Corning Inc has a tradition of reinvention. Starting in the mid-1990s, it abandoned traditional businesses like branded cookware to become the world's leading supplier of fiber optic cable -- and a Wall Street darling.
But with the telecommunications industry in a deep recession and showing few signs of quick improvement, Corning, which once made the glass for Thomas Edison's incandescent light bulbs and is now 152 years old, is retooling itself again. It has cut costs sharply, aiming to regain its lost profitability and to help weather the industry's slump. And it is betting on businesses that it expects to achieve high growth, like the manufacturing of refined glass used in flat-panel computer and television screens.
Investors have liked what they have seen in recent months. Though Corning shares, now at US$5.43, are at a tiny fraction of their split-adjusted level of US$113 in August 2000, they have risen 64 percent this year -- the seventh-best gain in the Standard & Poor's 500, according to Bloomberg Financial Markets.
"Wall Street has agreed with us and our stock price has continued to climb back," said James R. Houghton, the chairman and chief executive, in his address at the annual shareholders' meeting on April 24.
Analysts attribute the gains primarily to the cost-cutting campaign, which has resulted in the closing of 13 plants and the layoff of about 18,000 workers in the last two years. At the height of the telecommunications spending boom in 2000, the company had a work force of more than 40,000.

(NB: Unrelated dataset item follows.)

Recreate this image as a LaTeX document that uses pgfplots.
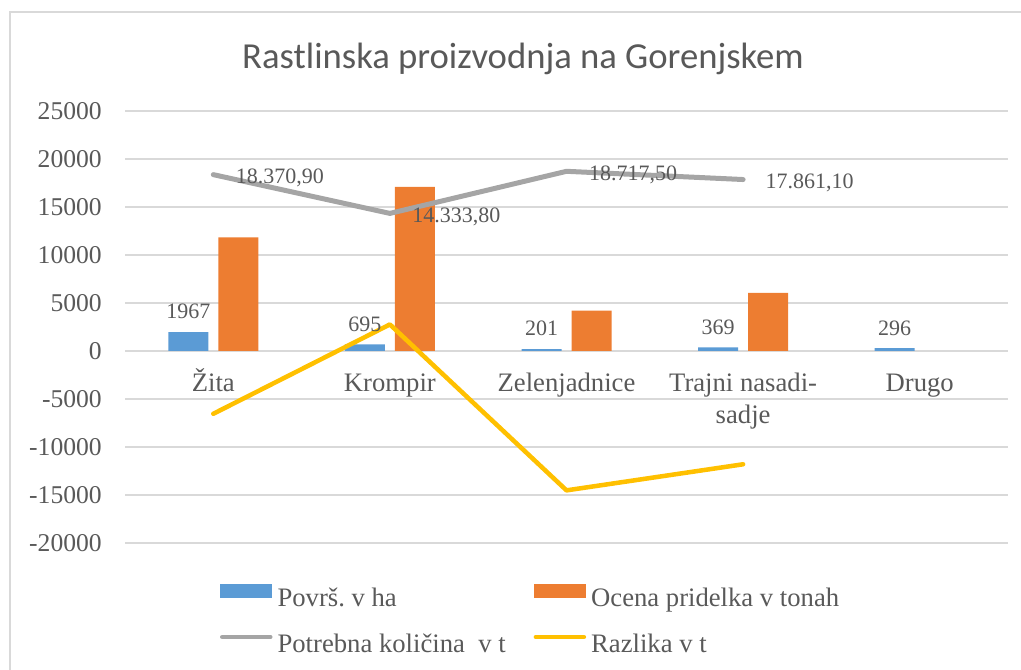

Other telecommunications companies, like Lucent Technologies and Nortel Networks, have also engaged in painful downsizing amid waning demand after a huge buildup in infrastructure to transmit voice signals and data by phone and computer.
Though Corning has had eight consecutive quarters of net losses, attributable largely to its heavy exposure to telecommunications, it appears closer to returning to operating profitability. On April 22, it reported that it had a net loss of US$205 million in the first quarter. But excluding costs related to continuing restructuring charges and an asbestos litigation settlement, it broke even after taxes. That is US$0.03 a share better than analysts expected, according to Thomson First Call.
Company executives predict that Corning may be profitable, excluding restructuring costs, by the third quarter -- or even in the current quarter. Including restructuring costs, they say, it will return to profitability by next year, helped in part by a slow rebound in the telecom business late in that year. Over the past year, the company has also reduced its long-term debt to US$3.7 billion from US$4.5 billion.
But can Corning's stock price, which bottomed at US$1.10 in October, keep climbing in the coming months? Analysts aren't sure. Though John Harmon at Needham & Co has a buy rating on the stock and a price target of US$8 over the next 12 to 18 months, he conceded that the "stock isn't dirt cheap anymore."
Steven B. Fox of Merrill Lynch recently calculated that the company's enterprise value -- which combines its market value and debt before subtracting its cash -- is 21 times its Ebitda, for earnings before interest, taxes, depreciation and amortization, for 2004 and about 2.8 times sales. These multiples are higher than Corning investors have paid in recent years, he said.